The national statistical institute has greater control as well over
timing issues. In theory data sets can be merged at any time allowing great
flexibility in terms of reference date and periodicity.
14.
However, there may be drawbacks to using administrative registers as a
source of statistical data. At the basic level is the degree of compliance with
the register on the part of the public. This has an impact on both the coverage
of the register and on the accuracy of the information contained in it. Where the
administrative rationale for registering correctly and on time is strong, then
the accuracy of the register is likely to be high. But is this always the case?
In societies which are highly regulated, the public may be used to and accept
the need to register for various public schemes. Even in these cases there may
be reasons why individuals would not want to register. A lot depends,
therefore, on the degree to which the administration maintains its register and
sorts out its shortcomings.
15.
A definite drawback is that the information provided may not be
precisely what is required for statistical purposes. In some cases no
information at all may be available on certain topics. However, it is a choice
for the national statistical institute to make: either to settle for what may
be a suboptimal source of data because of cost considerations or to mount a
statistical operation which will have direct financial and indirect response
burden implications.
16.
The public also has to be assured of the confidentiality of the
statistical process. In other words, they have to understand the distinction
that individual identifiable data on administrative registers may be used by
the national statistical institute for statistical purposes (indeed, merged
with other such data) but that no such information passes from the statistical
office to any outside agency (the so-called one-way street). Not only do they
have to understand such subtleties, but they also have to implicitly trust the
national statistical institute to do the right thing. Direct statistical
inquiries have the merit that the methods used can be easily understood by
members of the public. Complex data merging and register cleaning do not have
the same simplicity.
17.
Censuses are national instruments paid for out of taxpayers’ money. It
is for the countries themselves to determine what offers the best value for
money, taking account of such factors as direct financial cost, data quality,
burden on respondents, public acceptability and so forth. Indeed, in some
countries there may be no real choice, as the traditional census may have
fallen into disrepute for various historical reasons.
18.
Where the choice exists between mounting an expensive field operation
or using excellent data from registers, then this will be a simple matter.
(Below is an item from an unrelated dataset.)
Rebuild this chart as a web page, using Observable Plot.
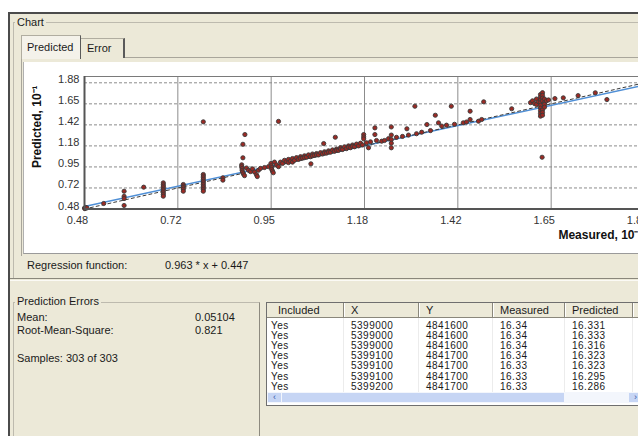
<!DOCTYPE html>
<html>
<head>
<meta charset="utf-8">
<script src="https://cdn.jsdelivr.net/npm/d3@7"></script>
<script src="https://cdn.jsdelivr.net/npm/@observablehq/plot@0.6"></script>
<style>
  html, body { margin: 0; padding: 0; background: #fff; }
  #root { position: relative; width: 638px; height: 436px; overflow: hidden; background: #fff;
          font-family: "Liberation Sans", Arial, sans-serif; font-size: 11px; color: #1a1a1a; }
  .abs { position: absolute; }
  .t { position: absolute; line-height: 12px; white-space: nowrap; }
  #win { left: 8px; top: 12px; width: 700px; height: 500px; background: #ECE9D8;
         border-top: 2px solid #4b4b4b; border-left: 2px solid #4b4b4b; }
  #chartGroup { left: 13px; top: 22px; width: 700px; height: 256px; border-top: 1px solid #bdbaae; border-left: 1px solid #bdbaae; }
  #tabPage { left: 21px; top: 57px; width: 700px; height: 198px; border-top: 1px solid #a9a69b; border-left: 1px solid #a9a69b; }
  #chartArea { left: 23px; top: 62px; width: 700px; height: 191px; background: #fff; border-bottom: 1px solid #9a9a9a; border-left: 1px solid #b0b0b0; overflow: hidden; }
  #tabPred { left: 21px; top: 35px; width: 58px; height: 23px; background: #F4F2EA; border-top: 1px solid #b0ada0; border-left: 1px solid #b0ada0; border-right: 1px solid #5a5a5a; }
  #tabErr { left: 81px; top: 38px; width: 42px; height: 19px; background: #ECE9D8; border-top: 1px solid #b0ada0; border-right: 2px solid #5a5a5a; }
  #split1 { left: 10px; top: 278px; width: 700px; height: 1px; background: #8a877b; }
  #split2 { left: 10px; top: 280px; width: 700px; height: 1px; background: #fbfaf5; }
  #errGroup { left: 13px; top: 302px; width: 245px; height: 200px; border-top: 1px solid #bdbaae; border-left: 1px solid #bdbaae; border-right: 1px solid #8d8a7f; }
  #table { left: 266px; top: 302px; width: 400px; height: 102px; background: #fff; border: 1px solid #6f6f6f; }
  .hdr { position: absolute; top: 0; height: 14px; background: #ECE9D8; border-bottom: 1px solid #8a877b; }
  .hcell { position: absolute; top: 0; height: 14px; line-height: 14px; border-right: 1px solid #8a877b; box-shadow: 1px 0 0 #fff; padding-left: 7px; box-sizing: border-box; white-space: nowrap; }
  .cell { position: absolute; height: 10px; line-height: 10px; font-size: 10px; letter-spacing: 0.5px; white-space: nowrap; }
  .vline { position: absolute; top: 15px; width: 1px; height: 74px; background: #ececec; }
  #scroll { position: absolute; left: 0; top: 89px; width: 400px; height: 11px; background: #f3f6fc; }
  #thumb { position: absolute; left: 15px; top: 1px; width: 282px; height: 9px; background: #c6d5f4; border: 0; }
  #btnL { position: absolute; left: 1px; top: 1px; width: 13px; height: 9px; background: #c6d5f4; color: #3556a8; font-size: 9px; line-height: 9px; text-align: center; }
  #btnR { position: absolute; left: 362px; top: 1px; width: 13px; height: 9px; background: #c6d5f4; color: #3556a8; font-size: 9px; line-height: 9px; text-align: center; }
</style>
</head>
<body>
<div id="root">
  <div id="win" class="abs"></div>
  <div id="chartGroup" class="abs"></div>
  <div class="t" style="left:15px; top:16px; background:#ECE9D8; padding:0 2px;">Chart</div>
  <div id="tabPage" class="abs"></div>
  <div id="tabPred" class="abs"></div>
  <div id="tabErr" class="abs"></div>
  <div class="t" style="left:27px; top:41px;">Predicted</div>
  <div class="t" style="left:87px; top:42px;">Error</div>
  <div id="chartArea" class="abs"></div>
  <div class="t" style="left:27px; top:259px;">Regression function:</div>
  <div class="t" id="regText" style="left:165px; top:259px;"></div>
  <div id="split1" class="abs"></div>
  <div id="split2" class="abs"></div>
  <div id="errGroup" class="abs"></div>
  <div class="t" style="left:15px; top:295px; background:#ECE9D8; padding:0 2px;">Prediction Errors</div>
  <div class="t" id="statMeanLbl" style="left:17px; top:311px;"></div>
  <div class="t" id="statMeanVal" style="left:195px; top:311px;"></div>
  <div class="t" id="statRmsLbl" style="left:17px; top:324px;"></div>
  <div class="t" id="statRmsVal" style="left:195px; top:324px;"></div>
  <div class="t" id="samples" style="left:17px; top:352px;"></div>
  <div id="table" class="abs"></div>
</div>
<script>
// ---------- chart data ----------
const measured = [
  0.480,0.481,0.483,0.486,0.528,0.579,0.579,0.579,0.579,0.628,
  0.677,0.677,0.677,0.677,0.677,0.677,0.677,0.677,0.677,
  0.727,0.727,0.727,0.727,0.727,
  0.777,0.777,0.777,0.777,0.777,0.777,0.777,0.777,0.777,0.777,0.777,0.777,
  0.826,0.826,0.881,0.876,0.876,
  0.873,0.873,0.874,0.874,0.875,0.877,0.880,0.885,0.890,0.895,0.900,0.905,0.910,0.912,0.915,0.920,0.930,0.940,
  0.946,0.947,0.948,0.948,0.950,0.952,0.955,0.960,0.965,0.965,
  0.970,0.975,0.980,0.985,0.990,0.990,0.995,1.000,1.000,1.005,1.010,1.015,1.020,1.020,1.025,1.030,1.030,1.035,1.040,1.045,
  1.046,1.050,1.050,1.055,1.060,1.060,1.065,1.070,1.075,1.078,1.080,1.080,1.085,1.090,1.090,1.095,1.100,1.105,1.107,1.110,
  1.110,1.115,1.120,1.120,1.125,1.130,1.135,1.140,1.140,1.145,1.150,1.150,1.155,1.160,1.165,1.170,1.175,
  1.178,1.178,1.178,1.185,1.190,1.195,1.206,1.206,1.210,1.223,1.230,1.240,1.247,1.247,1.247,1.247,1.247,1.260,1.275,1.286,
  1.290,1.306,1.310,1.323,1.336,1.345,1.357,1.365,1.373,1.385,1.397,1.405,1.427,1.435,1.444,1.444,1.465,1.473,1.478,1.548,
  1.595,1.600,1.605,1.610,1.610,1.615,1.620,1.620,1.620,1.620,1.620,1.620,1.620,1.620,1.620,
  1.625,1.625,1.625,1.625,1.625,1.625,1.625,1.630,1.630,1.630,1.630,1.635,1.640,
  1.624,1.656,1.677,1.714,1.757,1.786
];
const predicted = [
  0.490,0.484,0.497,0.492,0.541,0.677,0.620,0.596,0.519,0.722,
  0.770,0.750,0.733,0.715,0.696,0.680,0.660,0.641,0.622,
  0.752,0.735,0.718,0.700,0.677,
  0.863,0.845,0.826,0.808,0.788,0.770,0.752,0.733,0.715,0.696,0.677,1.447,
  0.826,0.800,1.306,1.198,1.048,
  0.970,0.950,0.930,0.910,0.890,0.870,0.850,0.935,0.910,0.895,0.925,0.890,0.860,0.840,0.910,0.930,0.940,0.950,
  0.985,0.960,0.940,0.920,0.900,0.882,1.000,0.970,0.950,1.452,
  1.000,0.985,1.020,1.005,1.030,0.995,1.010,1.040,1.000,1.020,1.050,1.030,1.060,1.040,1.045,1.070,1.050,1.055,1.080,1.060,
  0.981,1.090,1.070,1.075,1.095,1.080,1.080,1.105,1.090,1.206,1.115,1.100,1.100,1.125,1.110,1.110,1.135,1.120,1.276,1.145,
  1.130,1.130,1.160,1.145,1.140,1.170,1.150,1.180,1.165,1.160,1.190,1.175,1.170,1.200,1.180,1.210,1.190,
  1.306,1.280,1.258,1.215,1.159,1.225,1.380,1.306,1.240,1.232,1.240,1.260,1.390,1.300,1.250,1.210,1.159,1.275,1.285,1.370,
  1.300,1.620,1.315,1.332,1.417,1.350,1.520,1.436,1.400,1.410,1.620,1.420,1.436,1.445,1.565,1.473,1.454,1.473,1.669,1.592,
  1.660,1.680,1.650,1.700,1.640,1.670,1.750,1.720,1.690,1.660,1.630,1.600,1.570,1.540,1.510,
  1.770,1.740,1.710,1.680,1.580,1.550,1.520,1.700,1.660,1.640,1.610,1.680,1.690,
  1.054,1.705,1.713,1.738,1.769,1.694
];
const tickLabels = ["0.48", "0.72", "0.95", "1.18", "1.42", "1.65", "1.88"];
const axisMin = 0.48, axisMax = 1.88;
const regSlope = 0.963, regIntercept = 0.0447;   // chart units (10^-1)
const xTitle = "Measured, 10\u207B\u00B9";
const yTitle = "Predicted, 10\u207B\u00B9";

// ---------- text / table data ----------
const regressionText = "0.963 * x + 0.447";
const statLabels = ["Mean:", "Root-Mean-Square:"];
const statValues = ["0.05104", "0.821"];
const samplesText = "Samples: 303 of 303";
const tableHeaders = ["Included", "X", "Y", "Measured", "Predicted"];
const colIncluded = ["Yes", "Yes", "Yes", "Yes", "Yes", "Yes", "Yes"];
const colX = ["5399000", "5399000", "5399000", "5399100", "5399100", "5399100", "5399200"];
const colY = ["4841600", "4841600", "4841600", "4841700", "4841700", "4841700", "4841700"];
const colMeasured = ["16.34", "16.34", "16.34", "16.34", "16.33", "16.33", "16.33"];
const colPredicted = ["16.331", "16.333", "16.316", "16.323", "16.323", "16.295", "16.286"];

// ---------- build plot ----------
const step = (axisMax - axisMin) / 6;
const tickVals = d3.range(7).map(i => axisMin + i * step);
const fmt = d => tickLabels[Math.round((d - axisMin) / step)];
const pts = measured.map((m, i) => ({m, p: predicted[i]}));
const regLine = [axisMin, axisMax].map(x => ({x, y: regSlope * x + regIntercept}));
const refLine = [axisMin, axisMax].map(x => ({x, y: x}));

const chart = Plot.plot({
  width: 640, height: 190,
  marginLeft: 60, marginRight: 20, marginTop: 14, marginBottom: 43.5,
  style: {fontFamily: "Liberation Sans, Arial, sans-serif", fontSize: "11px", color: "#333", background: "white", overflow: "visible"},
  x: {domain: [axisMin, axisMax], axis: null},
  y: {domain: [axisMin, 1.95], axis: null},
  marks: [
    Plot.ruleX(tickVals.slice(1), {stroke: "#8c8c8c", strokeWidth: 1}),
    Plot.ruleY(tickVals.slice(1), {stroke: "#8c8c8c", strokeDasharray: "3,2"}),
    Plot.frame({stroke: "#7a7a7a"}),
    Plot.line(regLine, {x: "x", y: "y", stroke: "#4f8fd6", strokeWidth: 1.5}),
    Plot.line(refLine, {x: "x", y: "y", stroke: "#3a3a3a", strokeWidth: 1, strokeDasharray: "3,3"}),
    Plot.dot(pts, {x: "m", y: "p", r: 2.1, fill: "#9b2a24", stroke: "#3a3a3a", strokeWidth: 0.9}),
    Plot.ruleY([axisMin], {stroke: "#555", strokeWidth: 2}),
    Plot.ruleX([axisMin], {stroke: "#555", strokeWidth: 2}),
    Plot.text(tickVals, {x: d => d, frameAnchor: "bottom", dy: 14.5, dx: -7, text: fmt, fill: "#333", fontSize: 11}),
    Plot.text(tickVals, {y: d => d, frameAnchor: "left", dx: -5, dy: -3, textAnchor: "end", text: fmt, fill: "#333", fontSize: 11}),
    Plot.text([xTitle], {frameAnchor: "bottom-right", dy: 29.5, dx: -2, textAnchor: "end", text: d => d, fontWeight: "bold", fontSize: 12, fill: "#111"}),
    Plot.text([yTitle], {frameAnchor: "left", dx: -47, dy: -16, rotate: -90, textAnchor: "middle", text: d => d, fontWeight: "bold", fontSize: 12, fill: "#111"})
  ]
});
document.getElementById("chartArea").appendChild(chart);
chart.style.position = "absolute";
chart.style.left = "0px";
chart.style.top = "0px";

// ---------- texts ----------
document.getElementById("regText").textContent = regressionText;
document.getElementById("statMeanLbl").textContent = statLabels[0];
document.getElementById("statMeanVal").textContent = statValues[0];
document.getElementById("statRmsLbl").textContent = statLabels[1];
document.getElementById("statRmsVal").textContent = statValues[1];
document.getElementById("samples").textContent = samplesText;

// ---------- table ----------
const table = document.getElementById("table");
const colLefts = [0, 77, 152, 226, 298, 366];
const hdr = document.createElement("div");
hdr.className = "hdr"; hdr.style.left = "0px"; hdr.style.width = "400px";
table.appendChild(hdr);
tableHeaders.forEach((h, i) => {
  const c = document.createElement("div");
  c.className = "hcell";
  c.style.left = colLefts[i] + "px";
  c.style.width = (colLefts[i + 1] - colLefts[i]) + "px";
  c.textContent = h;
  if (i === 0) c.style.paddingLeft = "11px";
  hdr.appendChild(c);
});
colLefts.slice(1, 6).forEach(l => {
  const v = document.createElement("div");
  v.className = "vline"; v.style.left = (l - 1) + "px";
  table.appendChild(v);
});
const cols = [colIncluded, colX, colY, colMeasured, colPredicted];
const textOff = [4, 7, 7, 7, 7];
colIncluded.forEach((_, r) => {
  cols.forEach((col, ci) => {
    const c = document.createElement("div");
    c.className = "cell";
    c.style.left = (colLefts[ci] + textOff[ci]) + "px";
    c.style.top = (18 + r * 10.1) + "px";
    c.textContent = col[r];
    table.appendChild(c);
  });
});
const sc = document.createElement("div"); sc.id = "scroll";
sc.innerHTML = '<div id="btnL">&#8249;</div><div id="thumb"></div><div id="btnR">&#8250;</div>';
table.appendChild(sc);
</script>
</body>
</html>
However, life is rarely that simple. In countries where good administrative
data are limited it may not be feasible either politically or culturally to
rectify the situation in the short term. Neither is it sufficient to say that
registers should be put in place in order to reduce the cost of collection of
statistics. Experience shows that there has to be a very strong administrative
rationale for developing and maintaining register-based information. Without
that, the level of compliance by the public will render any information which
may flow from the register to be of limited use for statistical purposes.
19.
The real choice is not between one end of the spectrum and the other
(i.e., traditional versus register). In reality many national statistical
institutes use combinations of direct collection and administrative
information. For instance, use may be made of national address databases to
assist in the field operation. Ultimately, national statistical institutes are
accountable for the money they spend. They therefore have to justify to the
government that the census will be carried out in the most cost-effective way
possible. If the government sanctions this expenditure (even if it is the cost
of conducting a traditional census), it does so bearing in mind that it is an
investment in the knowledge necessary to be able to formulate public policies
which are well informed and of long-term benefit to citizens.